Collected material >>
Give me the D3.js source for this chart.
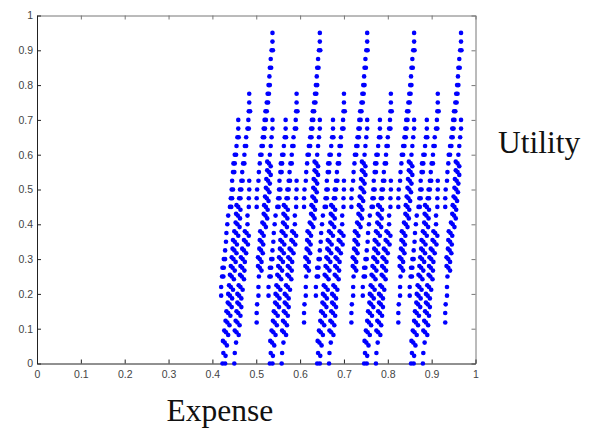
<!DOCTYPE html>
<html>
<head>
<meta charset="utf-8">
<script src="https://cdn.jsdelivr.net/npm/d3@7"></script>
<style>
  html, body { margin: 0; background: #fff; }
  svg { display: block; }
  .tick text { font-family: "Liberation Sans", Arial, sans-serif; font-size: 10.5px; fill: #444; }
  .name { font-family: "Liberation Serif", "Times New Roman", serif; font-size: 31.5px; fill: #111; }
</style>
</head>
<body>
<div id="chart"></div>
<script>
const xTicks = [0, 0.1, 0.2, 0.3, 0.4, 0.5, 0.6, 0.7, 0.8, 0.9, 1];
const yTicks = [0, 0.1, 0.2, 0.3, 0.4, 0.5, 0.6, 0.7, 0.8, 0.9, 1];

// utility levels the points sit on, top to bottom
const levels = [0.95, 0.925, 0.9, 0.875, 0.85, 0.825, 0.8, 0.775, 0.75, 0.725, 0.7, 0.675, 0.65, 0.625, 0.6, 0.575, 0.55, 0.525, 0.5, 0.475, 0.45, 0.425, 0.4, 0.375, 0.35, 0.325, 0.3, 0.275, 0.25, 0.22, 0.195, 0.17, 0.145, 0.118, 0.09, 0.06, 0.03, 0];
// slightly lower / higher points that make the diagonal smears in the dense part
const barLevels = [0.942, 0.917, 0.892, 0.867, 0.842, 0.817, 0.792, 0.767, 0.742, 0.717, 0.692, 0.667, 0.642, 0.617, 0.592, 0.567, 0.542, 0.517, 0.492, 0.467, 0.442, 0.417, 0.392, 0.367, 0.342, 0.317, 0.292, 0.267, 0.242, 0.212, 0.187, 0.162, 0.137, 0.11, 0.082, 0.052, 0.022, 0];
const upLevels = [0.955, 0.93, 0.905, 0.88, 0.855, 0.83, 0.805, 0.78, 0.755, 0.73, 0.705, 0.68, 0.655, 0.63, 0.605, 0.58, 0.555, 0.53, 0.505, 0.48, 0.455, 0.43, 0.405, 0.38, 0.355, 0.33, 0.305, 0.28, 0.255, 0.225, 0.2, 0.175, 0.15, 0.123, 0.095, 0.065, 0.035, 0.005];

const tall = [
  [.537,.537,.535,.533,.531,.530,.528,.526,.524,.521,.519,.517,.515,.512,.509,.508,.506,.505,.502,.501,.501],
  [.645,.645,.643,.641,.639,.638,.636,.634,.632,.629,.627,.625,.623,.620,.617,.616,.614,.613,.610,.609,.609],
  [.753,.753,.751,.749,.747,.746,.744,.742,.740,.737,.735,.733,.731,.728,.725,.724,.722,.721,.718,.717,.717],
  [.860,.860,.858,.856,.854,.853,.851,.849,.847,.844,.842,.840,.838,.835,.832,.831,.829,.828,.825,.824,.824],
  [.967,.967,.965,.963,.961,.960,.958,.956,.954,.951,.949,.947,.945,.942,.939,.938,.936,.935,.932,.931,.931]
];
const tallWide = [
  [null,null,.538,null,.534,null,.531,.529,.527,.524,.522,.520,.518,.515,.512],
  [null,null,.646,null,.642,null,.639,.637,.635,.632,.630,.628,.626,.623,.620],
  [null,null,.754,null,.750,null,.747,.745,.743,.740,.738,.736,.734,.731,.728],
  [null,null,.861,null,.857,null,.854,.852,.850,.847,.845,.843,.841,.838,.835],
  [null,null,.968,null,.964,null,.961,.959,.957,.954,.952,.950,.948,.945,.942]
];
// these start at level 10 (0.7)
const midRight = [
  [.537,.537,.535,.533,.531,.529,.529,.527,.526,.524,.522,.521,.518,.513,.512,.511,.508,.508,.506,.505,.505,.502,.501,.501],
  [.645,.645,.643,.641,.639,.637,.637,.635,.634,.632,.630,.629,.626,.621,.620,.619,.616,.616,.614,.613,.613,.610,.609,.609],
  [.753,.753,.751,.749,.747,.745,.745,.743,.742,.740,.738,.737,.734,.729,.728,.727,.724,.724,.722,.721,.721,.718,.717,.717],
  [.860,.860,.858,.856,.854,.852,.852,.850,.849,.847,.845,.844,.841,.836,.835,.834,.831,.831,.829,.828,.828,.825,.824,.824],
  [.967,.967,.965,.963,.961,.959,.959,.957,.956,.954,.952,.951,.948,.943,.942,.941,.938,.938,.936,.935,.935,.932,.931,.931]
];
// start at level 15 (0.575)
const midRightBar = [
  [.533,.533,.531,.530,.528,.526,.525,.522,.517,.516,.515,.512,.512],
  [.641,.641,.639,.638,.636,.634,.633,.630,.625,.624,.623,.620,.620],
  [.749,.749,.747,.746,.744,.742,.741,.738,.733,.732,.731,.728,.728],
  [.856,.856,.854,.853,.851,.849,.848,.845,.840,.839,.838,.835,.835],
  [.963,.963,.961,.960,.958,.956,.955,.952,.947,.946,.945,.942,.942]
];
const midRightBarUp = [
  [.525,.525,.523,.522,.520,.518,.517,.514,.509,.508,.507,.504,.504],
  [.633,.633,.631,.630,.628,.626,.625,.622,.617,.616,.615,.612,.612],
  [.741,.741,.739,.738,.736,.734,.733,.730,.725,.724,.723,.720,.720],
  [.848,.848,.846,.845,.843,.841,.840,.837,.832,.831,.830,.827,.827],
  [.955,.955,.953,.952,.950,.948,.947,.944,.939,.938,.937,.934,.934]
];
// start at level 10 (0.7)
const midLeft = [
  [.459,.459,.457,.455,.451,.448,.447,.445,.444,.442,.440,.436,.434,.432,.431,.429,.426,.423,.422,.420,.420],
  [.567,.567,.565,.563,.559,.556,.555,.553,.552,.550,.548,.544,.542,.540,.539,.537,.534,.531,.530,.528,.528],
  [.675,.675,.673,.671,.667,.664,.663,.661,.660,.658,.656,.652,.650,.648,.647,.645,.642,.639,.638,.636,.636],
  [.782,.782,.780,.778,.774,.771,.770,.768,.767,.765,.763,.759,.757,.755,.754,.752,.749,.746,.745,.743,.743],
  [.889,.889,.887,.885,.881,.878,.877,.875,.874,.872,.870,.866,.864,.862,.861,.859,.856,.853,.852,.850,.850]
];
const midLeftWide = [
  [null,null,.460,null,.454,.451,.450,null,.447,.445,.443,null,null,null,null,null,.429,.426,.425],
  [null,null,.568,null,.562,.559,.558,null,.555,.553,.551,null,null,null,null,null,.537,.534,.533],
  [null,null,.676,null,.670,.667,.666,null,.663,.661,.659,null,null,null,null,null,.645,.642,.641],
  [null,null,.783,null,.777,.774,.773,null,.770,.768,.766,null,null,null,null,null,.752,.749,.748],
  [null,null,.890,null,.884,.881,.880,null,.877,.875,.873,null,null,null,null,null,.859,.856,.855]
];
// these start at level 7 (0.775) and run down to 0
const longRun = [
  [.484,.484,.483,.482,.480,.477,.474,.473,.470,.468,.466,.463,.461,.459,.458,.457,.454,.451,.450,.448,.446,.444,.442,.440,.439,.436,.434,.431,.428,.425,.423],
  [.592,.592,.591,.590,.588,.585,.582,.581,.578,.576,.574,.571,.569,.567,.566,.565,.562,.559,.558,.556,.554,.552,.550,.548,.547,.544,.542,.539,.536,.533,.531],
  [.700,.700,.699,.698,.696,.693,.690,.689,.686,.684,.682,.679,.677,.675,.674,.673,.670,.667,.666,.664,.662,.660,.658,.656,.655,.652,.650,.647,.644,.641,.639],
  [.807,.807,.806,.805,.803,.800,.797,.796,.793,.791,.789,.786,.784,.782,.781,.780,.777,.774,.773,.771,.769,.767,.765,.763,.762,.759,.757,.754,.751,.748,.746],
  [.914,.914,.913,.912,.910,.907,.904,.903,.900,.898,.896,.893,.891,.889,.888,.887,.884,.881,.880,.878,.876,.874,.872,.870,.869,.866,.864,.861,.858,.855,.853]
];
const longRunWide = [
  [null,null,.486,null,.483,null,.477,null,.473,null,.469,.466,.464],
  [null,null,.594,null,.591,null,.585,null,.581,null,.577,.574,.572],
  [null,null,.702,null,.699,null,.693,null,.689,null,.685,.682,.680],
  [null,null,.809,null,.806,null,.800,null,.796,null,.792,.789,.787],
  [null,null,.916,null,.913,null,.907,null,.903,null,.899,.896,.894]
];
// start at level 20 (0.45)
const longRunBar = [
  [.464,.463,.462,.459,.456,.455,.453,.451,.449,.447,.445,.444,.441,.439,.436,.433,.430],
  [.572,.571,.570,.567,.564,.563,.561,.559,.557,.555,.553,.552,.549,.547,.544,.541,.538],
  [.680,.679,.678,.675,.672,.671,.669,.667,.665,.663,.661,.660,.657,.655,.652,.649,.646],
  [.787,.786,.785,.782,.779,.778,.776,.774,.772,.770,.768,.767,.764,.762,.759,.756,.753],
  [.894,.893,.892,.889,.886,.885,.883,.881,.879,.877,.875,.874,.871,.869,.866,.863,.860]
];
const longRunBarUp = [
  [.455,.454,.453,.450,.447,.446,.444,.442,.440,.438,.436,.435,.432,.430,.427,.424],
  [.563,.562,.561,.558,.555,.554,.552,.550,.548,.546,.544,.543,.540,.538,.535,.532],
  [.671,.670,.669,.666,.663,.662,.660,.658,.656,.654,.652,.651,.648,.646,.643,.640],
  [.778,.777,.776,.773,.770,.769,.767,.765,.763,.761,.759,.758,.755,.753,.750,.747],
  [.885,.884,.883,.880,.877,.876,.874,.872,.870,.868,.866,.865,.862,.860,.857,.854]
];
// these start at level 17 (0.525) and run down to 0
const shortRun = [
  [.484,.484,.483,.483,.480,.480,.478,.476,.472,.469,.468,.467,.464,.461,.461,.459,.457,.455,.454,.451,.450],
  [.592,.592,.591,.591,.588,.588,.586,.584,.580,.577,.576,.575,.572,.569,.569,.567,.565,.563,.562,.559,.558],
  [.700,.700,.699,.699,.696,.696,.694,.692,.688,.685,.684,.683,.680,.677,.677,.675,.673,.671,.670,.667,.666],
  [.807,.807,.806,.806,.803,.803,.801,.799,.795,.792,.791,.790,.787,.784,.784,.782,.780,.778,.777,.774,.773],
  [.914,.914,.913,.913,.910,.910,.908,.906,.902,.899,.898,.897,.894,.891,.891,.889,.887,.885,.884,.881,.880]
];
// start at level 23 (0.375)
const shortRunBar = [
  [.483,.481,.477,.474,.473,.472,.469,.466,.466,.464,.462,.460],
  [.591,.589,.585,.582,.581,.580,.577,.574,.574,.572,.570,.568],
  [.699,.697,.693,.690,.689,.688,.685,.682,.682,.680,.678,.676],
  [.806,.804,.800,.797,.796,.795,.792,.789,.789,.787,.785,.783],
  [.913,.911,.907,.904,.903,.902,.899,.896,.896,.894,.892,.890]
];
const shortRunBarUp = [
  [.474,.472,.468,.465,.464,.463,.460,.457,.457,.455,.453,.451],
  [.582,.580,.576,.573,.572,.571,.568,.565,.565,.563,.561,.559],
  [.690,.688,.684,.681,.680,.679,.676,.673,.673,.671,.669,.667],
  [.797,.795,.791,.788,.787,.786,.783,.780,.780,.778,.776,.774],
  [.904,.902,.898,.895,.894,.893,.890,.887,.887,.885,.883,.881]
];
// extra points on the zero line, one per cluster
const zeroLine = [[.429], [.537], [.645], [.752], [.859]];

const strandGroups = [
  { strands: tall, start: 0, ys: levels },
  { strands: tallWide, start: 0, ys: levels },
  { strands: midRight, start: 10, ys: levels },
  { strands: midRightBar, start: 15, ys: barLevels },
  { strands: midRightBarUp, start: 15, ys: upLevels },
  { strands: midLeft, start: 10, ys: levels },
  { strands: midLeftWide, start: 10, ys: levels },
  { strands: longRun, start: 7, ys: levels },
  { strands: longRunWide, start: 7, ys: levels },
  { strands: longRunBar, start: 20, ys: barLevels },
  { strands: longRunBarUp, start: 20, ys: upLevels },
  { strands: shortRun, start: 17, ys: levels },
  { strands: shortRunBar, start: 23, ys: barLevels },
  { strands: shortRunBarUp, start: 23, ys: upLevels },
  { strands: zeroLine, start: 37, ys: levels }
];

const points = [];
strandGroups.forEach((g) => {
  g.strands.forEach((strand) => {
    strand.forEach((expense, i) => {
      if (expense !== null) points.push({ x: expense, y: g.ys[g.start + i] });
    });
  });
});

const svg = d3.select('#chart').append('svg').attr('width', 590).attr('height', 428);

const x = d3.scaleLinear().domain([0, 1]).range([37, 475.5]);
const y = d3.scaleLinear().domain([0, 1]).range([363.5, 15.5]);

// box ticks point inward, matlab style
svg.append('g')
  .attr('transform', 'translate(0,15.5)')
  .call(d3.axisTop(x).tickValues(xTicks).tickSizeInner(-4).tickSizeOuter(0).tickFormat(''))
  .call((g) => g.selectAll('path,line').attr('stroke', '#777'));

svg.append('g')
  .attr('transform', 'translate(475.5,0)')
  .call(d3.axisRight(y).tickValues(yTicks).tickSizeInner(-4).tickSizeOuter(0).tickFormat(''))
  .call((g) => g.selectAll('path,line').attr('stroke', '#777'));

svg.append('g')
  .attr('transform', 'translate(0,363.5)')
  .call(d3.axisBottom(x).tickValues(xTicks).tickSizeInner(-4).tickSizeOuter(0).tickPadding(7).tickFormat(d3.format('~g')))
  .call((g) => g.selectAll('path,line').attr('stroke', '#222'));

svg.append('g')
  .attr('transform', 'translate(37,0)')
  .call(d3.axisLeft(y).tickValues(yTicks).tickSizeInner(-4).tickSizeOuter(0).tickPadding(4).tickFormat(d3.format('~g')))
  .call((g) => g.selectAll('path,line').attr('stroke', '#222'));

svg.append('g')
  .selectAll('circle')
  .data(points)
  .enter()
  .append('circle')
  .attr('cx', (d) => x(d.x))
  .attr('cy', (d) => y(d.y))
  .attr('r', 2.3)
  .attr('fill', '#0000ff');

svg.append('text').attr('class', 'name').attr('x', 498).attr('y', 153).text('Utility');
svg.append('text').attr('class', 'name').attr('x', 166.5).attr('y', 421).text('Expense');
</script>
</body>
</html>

Problem to work on >> Go from the first line of the data above to the line containing "0.065, 0.035, 0.005];" and retype exactly those lines, both included, but none of the pictures.

Finished task >>
Give me the D3.js source for this chart.
<!DOCTYPE html>
<html>
<head>
<meta charset="utf-8">
<script src="https://cdn.jsdelivr.net/npm/d3@7"></script>
<style>
  html, body { margin: 0; background: #fff; }
  svg { display: block; }
  .tick text { font-family: "Liberation Sans", Arial, sans-serif; font-size: 10.5px; fill: #444; }
  .name { font-family: "Liberation Serif", "Times New Roman", serif; font-size: 31.5px; fill: #111; }
</style>
</head>
<body>
<div id="chart"></div>
<script>
const xTicks = [0, 0.1, 0.2, 0.3, 0.4, 0.5, 0.6, 0.7, 0.8, 0.9, 1];
const yTicks = [0, 0.1, 0.2, 0.3, 0.4, 0.5, 0.6, 0.7, 0.8, 0.9, 1];

// utility levels the points sit on, top to bottom
const levels = [0.95, 0.925, 0.9, 0.875, 0.85, 0.825, 0.8, 0.775, 0.75, 0.725, 0.7, 0.675, 0.65, 0.625, 0.6, 0.575, 0.55, 0.525, 0.5, 0.475, 0.45, 0.425, 0.4, 0.375, 0.35, 0.325, 0.3, 0.275, 0.25, 0.22, 0.195, 0.17, 0.145, 0.118, 0.09, 0.06, 0.03, 0];
// slightly lower / higher points that make the diagonal smears in the dense part
const barLevels = [0.942, 0.917, 0.892, 0.867, 0.842, 0.817, 0.792, 0.767, 0.742, 0.717, 0.692, 0.667, 0.642, 0.617, 0.592, 0.567, 0.542, 0.517, 0.492, 0.467, 0.442, 0.417, 0.392, 0.367, 0.342, 0.317, 0.292, 0.267, 0.242, 0.212, 0.187, 0.162, 0.137, 0.11, 0.082, 0.052, 0.022, 0];
const upLevels = [0.955, 0.93, 0.905, 0.88, 0.855, 0.83, 0.805, 0.78, 0.755, 0.73, 0.705, 0.68, 0.655, 0.63, 0.605, 0.58, 0.555, 0.53, 0.505, 0.48, 0.455, 0.43, 0.405, 0.38, 0.355, 0.33, 0.305, 0.28, 0.255, 0.225, 0.2, 0.175, 0.15, 0.123, 0.095, 0.065, 0.035, 0.005];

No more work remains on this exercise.